3. Cost control-driven improvement in operating leverage.
4. Better prospects from China.
5. The stock’s attractive valuation.
Covid-19-related opportunities like Sputnik V in other countries (ex-India) and Molnupiravir (for influenza) could act as potential triggers over the near-to-medium term.
Maintains ‘buy’ with a target price of Rs 5,673 apiece, implying an upside of 21.5% from Friday’s closing.
The U.S. clocked 9% quarter-on-quarter growth on new products and Vascepa (heart attack, stroke); Russia benefited from hospital tenders; rest of the world and India were boosted by Covid-19.
The estimate is ex-Sputnik, but export opportunity still exists for the product.
Dr. Reddy’s has been in talks with several countries for vaccine supply and is waiting for export embargo to be lifted in India. The size of the opportunity, however, is not clear.
Bullish on the company's U.S. prospects.
Expects Dr.
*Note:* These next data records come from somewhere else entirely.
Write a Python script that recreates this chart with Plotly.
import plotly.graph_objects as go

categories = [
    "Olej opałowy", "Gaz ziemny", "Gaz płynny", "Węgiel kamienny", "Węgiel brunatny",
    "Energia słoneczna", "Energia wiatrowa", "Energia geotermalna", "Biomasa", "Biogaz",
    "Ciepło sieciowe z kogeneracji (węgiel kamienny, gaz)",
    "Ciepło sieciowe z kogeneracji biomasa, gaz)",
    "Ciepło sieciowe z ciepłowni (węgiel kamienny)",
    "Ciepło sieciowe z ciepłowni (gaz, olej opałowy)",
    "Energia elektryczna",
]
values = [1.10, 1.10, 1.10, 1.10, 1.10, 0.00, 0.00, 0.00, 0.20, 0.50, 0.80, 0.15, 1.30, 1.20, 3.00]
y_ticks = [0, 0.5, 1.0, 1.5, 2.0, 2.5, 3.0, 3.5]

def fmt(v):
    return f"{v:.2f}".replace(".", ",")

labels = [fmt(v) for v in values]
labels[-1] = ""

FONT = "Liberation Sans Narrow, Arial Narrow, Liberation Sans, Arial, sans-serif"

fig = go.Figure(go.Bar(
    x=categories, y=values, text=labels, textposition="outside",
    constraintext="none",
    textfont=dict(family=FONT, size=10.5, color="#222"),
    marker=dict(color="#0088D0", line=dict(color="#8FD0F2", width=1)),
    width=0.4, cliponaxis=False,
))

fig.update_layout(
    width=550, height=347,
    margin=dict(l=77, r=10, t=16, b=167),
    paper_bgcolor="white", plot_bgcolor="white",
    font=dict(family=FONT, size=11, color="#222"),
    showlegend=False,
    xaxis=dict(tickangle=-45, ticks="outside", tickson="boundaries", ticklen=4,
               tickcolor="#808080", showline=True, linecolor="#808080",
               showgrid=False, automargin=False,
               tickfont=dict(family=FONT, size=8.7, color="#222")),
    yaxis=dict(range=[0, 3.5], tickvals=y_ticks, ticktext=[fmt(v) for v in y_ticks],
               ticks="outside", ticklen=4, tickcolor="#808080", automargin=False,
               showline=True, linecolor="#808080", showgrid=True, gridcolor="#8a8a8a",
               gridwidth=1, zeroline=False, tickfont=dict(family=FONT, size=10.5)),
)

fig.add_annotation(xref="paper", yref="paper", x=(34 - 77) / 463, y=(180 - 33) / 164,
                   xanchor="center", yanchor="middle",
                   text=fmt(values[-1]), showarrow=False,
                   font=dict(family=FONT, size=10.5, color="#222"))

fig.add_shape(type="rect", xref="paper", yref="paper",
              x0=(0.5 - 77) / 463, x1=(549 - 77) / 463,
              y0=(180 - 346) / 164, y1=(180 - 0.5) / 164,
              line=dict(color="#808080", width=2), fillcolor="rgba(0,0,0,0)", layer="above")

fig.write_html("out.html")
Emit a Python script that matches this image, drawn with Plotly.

Reddy’s product launch momentum to remain robust in second half based on annual launch guidance of 20-25.
Revlimid (blood cancer) to be launched in FY23; Vascepa to be ramped up in FY22.
FY23 injectable portfolio launch in the U.S.
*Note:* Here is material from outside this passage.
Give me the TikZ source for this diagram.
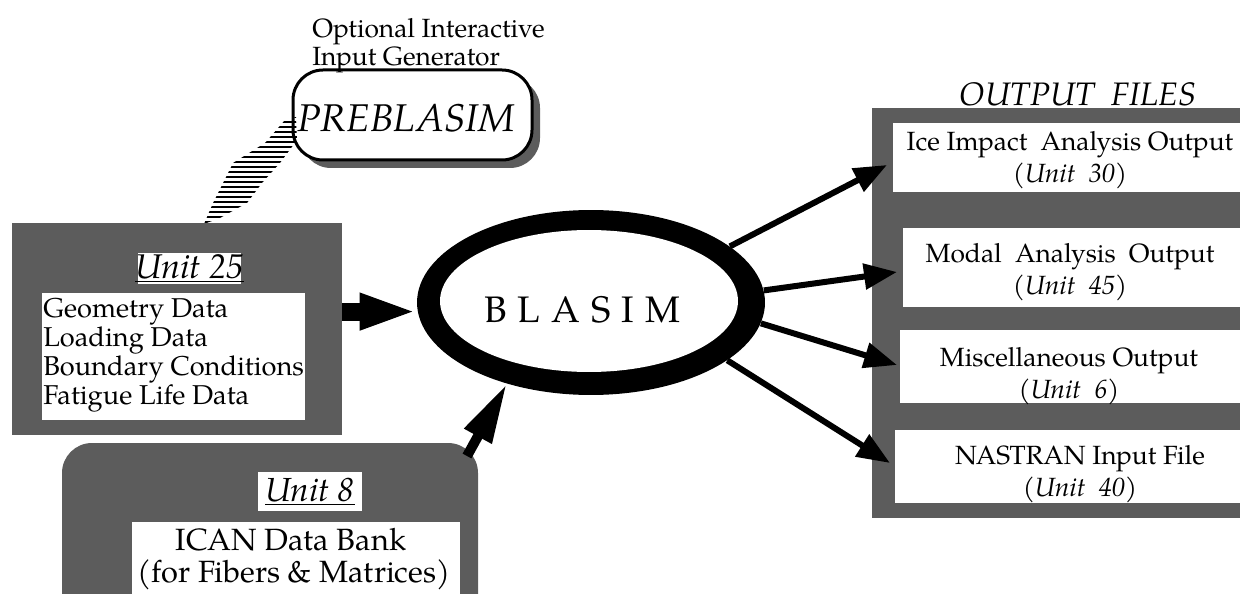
\documentclass[tikz,border=0pt]{standalone}
\usepackage{fontspec}
\setmainfont{texgyrepagella}[Extension=.otf, UprightFont=*-regular, ItalicFont=*-italic, BoldFont=*-bold, BoldItalicFont=*-bolditalic]
\usetikzlibrary{arrows.meta,shapes.geometric,fit}
\definecolor{stip}{gray}{0.36}
\begin{document}
\begin{tikzpicture}[x=0.02cm,y=-0.02cm,
  stipbox/.style={fill=stip, draw=none, inner sep=0pt},
  whitebox/.style={fill=white, draw=none, inner sep=0pt},
  outarrow/.style={line width=0.12cm, -{Triangle[length=0.66cm,width=0.5cm]}},
  bigarrow/.style={line width=0.36cm, -{Triangle[length=1.16cm,width=0.66cm]}},
  midarrow/.style={line width=0.2cm, -{Triangle[length=1.2cm,width=0.58cm]}},
  lbl/.style={inner sep=1pt, align=center},
  txt15/.style={font=\fontsize{15}{18.5}\selectfont},
]
\useasboundingbox (0,0) rectangle (1240,594);
\clip (0,0) rectangle (1240,594);

% ---------- PREBLASIM ----------
\path[fill=stip, rounded corners=0.6cm] (301,78) rectangle (540,168);
\node[draw, line width=0.06cm, fill=white, rounded corners=0.6cm, inner sep=0pt, fit={(293,70)(532,160)}] (pre) {};
\node[inner sep=0pt, font=\fontsize{22}{22}\selectfont\itshape] (pretxt) at (406,118) {PREBLASIM};
\node[inner sep=0pt, align=left, anchor=north west, font=\fontsize{15}{13.8}\selectfont] (opt) at (312,18) {Optional Interactive\\Input Generator};

% hatched link
\begin{scope}
\clip (285,120) -- (296,117) -- (297,140) -- (280,163) -- (262,183) -- (247,203) -- (220,218) -- (204,224) -- (213,203) -- (223,183) -- (233,163) -- (265,143) -- cycle;
\foreach \yy in {117,122,...,227} \draw[line width=0.055cm] (190,\yy) -- (310,\yy);
\end{scope}

% ---------- Unit 25 ----------
\node[stipbox, fit={(12,223)(342,435)}] (u25) {};
\node[whitebox, fit={(42,293)(305,420)}] (u25in) {};
\node[whitebox, fit={(138,253)(241,284)}] (u25lab) {};
\node[inner sep=0pt, font=\fontsize{19.5}{19.5}\selectfont] at (u25lab) {\underline{\textit{Unit 25}}};
\node[inner sep=0pt, anchor=north west, align=left, font=\fontsize{15.5}{16.4}\selectfont] (u25txt) at (43,298)
  {Geometry Data\\Loading Data\\Boundary Conditions\\Fatigue Life Data};

% ---------- Unit 8 ----------
\node[stipbox, rounded corners=0.6cm, fit={(62,443)(478,640)}] (u8) {};
\node[whitebox, fit={(132,522)(460,640)}] (u8in) {};
\node[whitebox, fit={(258,472)(362,511)}] (u8lab) {};
\node[inner sep=0pt, font=\fontsize{19}{19}\selectfont] at (u8lab) {\underline{\textit{Unit 8}}};
\node[inner sep=0pt, font=\fontsize{17.5}{17.5}\selectfont] (ican1) at (291,540) {ICAN Data Bank};
\node[inner sep=0pt, font=\fontsize{17.5}{17.5}\selectfont] (ican2) at (294,575) {(for Fibers \& Matrices)};

% ---------- BLASIM ----------
\node[ellipse, fill=black, inner sep=0pt, minimum width=6.96cm, minimum height=3.7cm] (blasim) at (591,302.5) {};
\node[ellipse, fill=white, inner sep=0pt, minimum width=5.96cm, minimum height=2.84cm] (blasimin) at (589,301) {};
\node[inner sep=0pt, font=\fontsize{21}{21}\selectfont] (bltxt) at (582,310)
  {B\hspace{0.3em}L\hspace{0.3em}A\hspace{0.3em}S\hspace{0.3em}I\hspace{0.3em}M};

% ---------- Output files ----------
\node[inner sep=0pt, font=\fontsize{18.5}{18.5}\selectfont\itshape] (ofiles) at (1078,94) {OUTPUT\ \ FILES};
\node[stipbox, fit={(872,108)(1250,518)}] (outbox) {};
\node[whitebox, fit={(893,123)(1250,192)}] (o1) {};
\node[whitebox, fit={(903,228)(1250,307)}] (o2) {};
\node[whitebox, fit={(900,330)(1250,403)}] (o3) {};
\node[whitebox, fit={(895,430)(1250,503)}] (o4) {};
\node[lbl, txt15] (o1txt) at (1070,160) {Ice Impact\ \ Analysis Output\\(\textit{Unit\ \ 30})};
\node[lbl, txt15] (o2txt) at (1070,272) {Modal\ \ Analysis\ \ Output\\(\textit{Unit\ \ 45})};
\node[lbl, txt15] (o3txt) at (1069,376) {Miscellaneous Output\\(\textit{Unit\ \ 6})};
\node[lbl, txt15] (o4txt) at (1080,474) {NASTRAN Input File\\(\textit{Unit\ \ 40})};

\coordinate (t1) at (887,165);
\coordinate (t2) at (897,272);
\coordinate (t3) at (897,365);
\coordinate (t4) at (890,463);
\coordinate (s8) at (467,456);

% ---------- connectors ----------
\draw[bigarrow] (u25.east |- blasim.183) -- (blasim.183);
\draw[midarrow] (s8) -- (blasim.224);
\draw[outarrow] (blasim.22) -- (t1);
\draw[outarrow] (blasim.4.8) -- (t2);
\draw[outarrow] (blasim.-7.4) -- (t3);
\draw[outarrow] (blasim.-23) -- (t4);
\end{tikzpicture}
\end{document}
Top pick in the sector given its growth outlook, strong balance sheet, quality leadership and PE multiple.
Maintains ‘buy’ with a target price of Rs 5,856 apiece, implying an upside of 25.7%.
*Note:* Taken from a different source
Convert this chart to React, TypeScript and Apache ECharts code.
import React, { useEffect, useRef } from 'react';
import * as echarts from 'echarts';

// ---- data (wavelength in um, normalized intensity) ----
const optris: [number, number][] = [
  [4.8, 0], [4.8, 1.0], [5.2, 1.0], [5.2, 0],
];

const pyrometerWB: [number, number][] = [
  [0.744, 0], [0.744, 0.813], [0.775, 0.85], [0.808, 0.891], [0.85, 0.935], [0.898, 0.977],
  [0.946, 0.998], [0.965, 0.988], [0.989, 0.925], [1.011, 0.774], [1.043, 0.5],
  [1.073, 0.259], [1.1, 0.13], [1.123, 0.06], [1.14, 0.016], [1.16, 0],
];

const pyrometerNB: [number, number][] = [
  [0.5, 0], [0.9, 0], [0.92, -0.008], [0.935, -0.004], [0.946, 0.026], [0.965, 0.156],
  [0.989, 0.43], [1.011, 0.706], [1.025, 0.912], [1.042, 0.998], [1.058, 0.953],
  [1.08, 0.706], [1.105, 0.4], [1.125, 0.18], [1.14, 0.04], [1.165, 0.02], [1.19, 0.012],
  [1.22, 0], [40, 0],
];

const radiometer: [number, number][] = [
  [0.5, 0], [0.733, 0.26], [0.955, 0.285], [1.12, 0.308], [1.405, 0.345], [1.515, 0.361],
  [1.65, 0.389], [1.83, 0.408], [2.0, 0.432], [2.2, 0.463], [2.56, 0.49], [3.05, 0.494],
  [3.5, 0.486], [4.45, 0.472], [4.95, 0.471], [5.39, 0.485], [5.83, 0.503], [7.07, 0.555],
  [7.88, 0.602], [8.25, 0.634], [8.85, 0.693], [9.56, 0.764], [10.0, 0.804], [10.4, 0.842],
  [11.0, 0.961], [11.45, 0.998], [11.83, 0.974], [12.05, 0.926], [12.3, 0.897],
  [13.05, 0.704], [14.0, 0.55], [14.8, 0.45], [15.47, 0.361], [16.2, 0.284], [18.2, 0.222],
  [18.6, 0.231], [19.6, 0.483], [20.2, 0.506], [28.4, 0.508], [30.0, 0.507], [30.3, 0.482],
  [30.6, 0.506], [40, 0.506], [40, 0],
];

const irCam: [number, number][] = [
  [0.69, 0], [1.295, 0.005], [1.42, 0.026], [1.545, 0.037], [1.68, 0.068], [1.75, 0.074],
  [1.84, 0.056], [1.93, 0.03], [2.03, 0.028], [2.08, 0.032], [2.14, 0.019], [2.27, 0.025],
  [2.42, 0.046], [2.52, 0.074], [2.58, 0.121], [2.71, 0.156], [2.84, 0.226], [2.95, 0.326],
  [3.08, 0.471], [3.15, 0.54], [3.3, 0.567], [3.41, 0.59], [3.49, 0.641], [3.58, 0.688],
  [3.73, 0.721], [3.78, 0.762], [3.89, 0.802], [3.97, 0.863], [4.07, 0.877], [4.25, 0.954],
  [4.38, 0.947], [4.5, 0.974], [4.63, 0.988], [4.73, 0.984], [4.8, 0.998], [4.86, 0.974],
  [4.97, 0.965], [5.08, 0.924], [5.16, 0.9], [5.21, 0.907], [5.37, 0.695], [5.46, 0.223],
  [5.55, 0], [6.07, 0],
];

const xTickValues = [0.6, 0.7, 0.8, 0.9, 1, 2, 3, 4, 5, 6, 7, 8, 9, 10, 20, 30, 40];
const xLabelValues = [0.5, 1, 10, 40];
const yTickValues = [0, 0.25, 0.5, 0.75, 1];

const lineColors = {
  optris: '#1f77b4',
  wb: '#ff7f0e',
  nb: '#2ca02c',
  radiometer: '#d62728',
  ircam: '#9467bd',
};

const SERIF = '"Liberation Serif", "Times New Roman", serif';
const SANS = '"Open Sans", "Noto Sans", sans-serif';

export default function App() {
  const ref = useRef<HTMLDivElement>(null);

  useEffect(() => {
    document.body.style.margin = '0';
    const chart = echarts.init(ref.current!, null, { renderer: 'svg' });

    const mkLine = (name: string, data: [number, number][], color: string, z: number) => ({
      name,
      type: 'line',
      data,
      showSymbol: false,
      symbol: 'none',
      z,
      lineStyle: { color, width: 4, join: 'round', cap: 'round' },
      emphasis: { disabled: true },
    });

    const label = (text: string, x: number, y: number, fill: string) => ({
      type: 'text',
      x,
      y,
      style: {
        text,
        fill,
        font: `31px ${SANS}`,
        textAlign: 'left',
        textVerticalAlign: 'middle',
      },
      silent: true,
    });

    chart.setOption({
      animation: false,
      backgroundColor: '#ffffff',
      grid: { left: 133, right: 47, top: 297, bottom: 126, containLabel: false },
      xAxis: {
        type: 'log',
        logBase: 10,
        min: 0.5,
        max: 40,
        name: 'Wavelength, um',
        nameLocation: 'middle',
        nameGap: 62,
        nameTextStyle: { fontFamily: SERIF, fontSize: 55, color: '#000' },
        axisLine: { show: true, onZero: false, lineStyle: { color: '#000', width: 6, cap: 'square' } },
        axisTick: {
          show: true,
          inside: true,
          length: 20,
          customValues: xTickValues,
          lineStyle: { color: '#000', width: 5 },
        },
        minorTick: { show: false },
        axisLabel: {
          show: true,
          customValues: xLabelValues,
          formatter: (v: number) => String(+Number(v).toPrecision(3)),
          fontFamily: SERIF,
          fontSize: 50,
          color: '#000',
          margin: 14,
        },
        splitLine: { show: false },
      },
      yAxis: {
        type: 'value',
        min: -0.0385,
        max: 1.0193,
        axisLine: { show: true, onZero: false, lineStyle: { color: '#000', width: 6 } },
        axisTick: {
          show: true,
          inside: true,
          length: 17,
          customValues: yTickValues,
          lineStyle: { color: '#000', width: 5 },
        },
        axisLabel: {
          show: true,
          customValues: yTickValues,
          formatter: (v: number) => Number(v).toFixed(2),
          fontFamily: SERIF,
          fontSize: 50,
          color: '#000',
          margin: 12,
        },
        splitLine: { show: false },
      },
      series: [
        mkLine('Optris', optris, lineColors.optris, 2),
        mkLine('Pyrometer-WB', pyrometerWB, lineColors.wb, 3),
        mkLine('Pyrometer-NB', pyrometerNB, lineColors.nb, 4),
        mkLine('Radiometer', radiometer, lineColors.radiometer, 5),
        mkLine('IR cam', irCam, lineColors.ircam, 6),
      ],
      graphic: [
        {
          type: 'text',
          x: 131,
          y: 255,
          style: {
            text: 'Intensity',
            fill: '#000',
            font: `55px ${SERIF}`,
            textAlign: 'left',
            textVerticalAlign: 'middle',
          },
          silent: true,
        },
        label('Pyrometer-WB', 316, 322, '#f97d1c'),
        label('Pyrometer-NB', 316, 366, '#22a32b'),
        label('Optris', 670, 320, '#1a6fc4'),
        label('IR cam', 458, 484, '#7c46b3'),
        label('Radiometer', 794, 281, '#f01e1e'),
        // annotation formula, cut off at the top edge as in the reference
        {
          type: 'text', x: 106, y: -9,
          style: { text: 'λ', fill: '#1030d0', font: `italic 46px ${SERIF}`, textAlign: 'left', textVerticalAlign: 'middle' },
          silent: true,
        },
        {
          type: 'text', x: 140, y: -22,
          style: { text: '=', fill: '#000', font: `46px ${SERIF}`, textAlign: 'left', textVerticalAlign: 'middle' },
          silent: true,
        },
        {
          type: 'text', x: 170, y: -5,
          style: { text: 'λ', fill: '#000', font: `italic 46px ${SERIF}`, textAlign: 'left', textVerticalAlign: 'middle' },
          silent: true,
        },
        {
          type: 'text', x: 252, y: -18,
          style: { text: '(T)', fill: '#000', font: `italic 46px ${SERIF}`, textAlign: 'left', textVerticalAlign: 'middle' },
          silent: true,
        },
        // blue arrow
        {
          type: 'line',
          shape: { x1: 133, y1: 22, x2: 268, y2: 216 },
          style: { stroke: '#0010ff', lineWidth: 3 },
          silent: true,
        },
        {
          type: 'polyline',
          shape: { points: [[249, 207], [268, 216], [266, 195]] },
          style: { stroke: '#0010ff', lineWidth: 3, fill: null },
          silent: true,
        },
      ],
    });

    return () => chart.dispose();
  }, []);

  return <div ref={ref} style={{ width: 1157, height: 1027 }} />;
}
Ebidta/profit after tax higher than estimates even after excluding upsides from two licensing deals in proprietary products.
The results highlight the company’s aggressive growth strategy across markets (not dependent only on the U.S.) organically and through partnership or mergers and acquisitions.
The growth has come at the expense of lower gross margins, as material cost to sales have reached a decade high.
The diversification reduces volatility and helps leverage front and back-end infrastructure optimally.
Management expects biosimilar to start contributing in a meaningful
manner starting from CY24 onwards.
The U.S. FDA inspection with eight observations was triggered by pending approval of a specific product (pre-approval inspection), and the management said the observations are addressable.
Recommends 'buy’ with a target price of Rs 5,400 apiece, implying an upside of 15.6% from Friday's closing.
Strong revenue growth across India, the U.S. and RoW markets.
Strong research and development pipeline across key markets to drive growth. Large part of R&D expense to be incurred on biosimilar, said the management.
Q2 FY22 margins show marked improvement even after adjusting for licensing income.
Expects earnings momentum to continue with:
1. Certain Covid related opportunities in export markets.
2. Pick up in the U.S. generic business with cost optimisation beyond FY22.
3. Strong pipeline/new launches will drive steady growth in India and RoW markets.
Delay in key abbreviated new drug application approvals and escalation to [Form] 483s in the Duvvada unit are key risks.
In the near term, the company will look for export opportunity in countries with lower level of vaccination.
Maintains ‘buy’ with a target price of Rs 5,644 apiece, implying an upside of 21%.
In the near to medium term, Dr. Reddy's is well poised to drive growth across business segments.
India and emerging markets should grow in high single digits to low teens.
Covid products aided emerging markets performance this quarter, but the base business growth was strong too.
North America, the single-largest segment, will also benefit from high-value launches.
Expects North America sales to remain on a positive trajectory, but growth rates may decline.
China can be the surprise element. Dr. Reddy's is the only Indian company to have executed approvals under the Quality Consistency Evaluation criteria in China.
Dr. Reddy's has launched less than 10 products in China and expects to launch more than 15 products in the future.
Sputnik vaccine exports did not contribute in first half of FY22, but can be an opportunity in second half of FY22.
The company has a voluntary license to sell Molnupiravir in low middle income countries, which could as well be a meaningful
growth avenue for emerging markets business (fourth quarter FY22 onwards).
The licensing income received in the quarter is non-recurring in nature on a quarterly basis but it is recurring on an annual basis.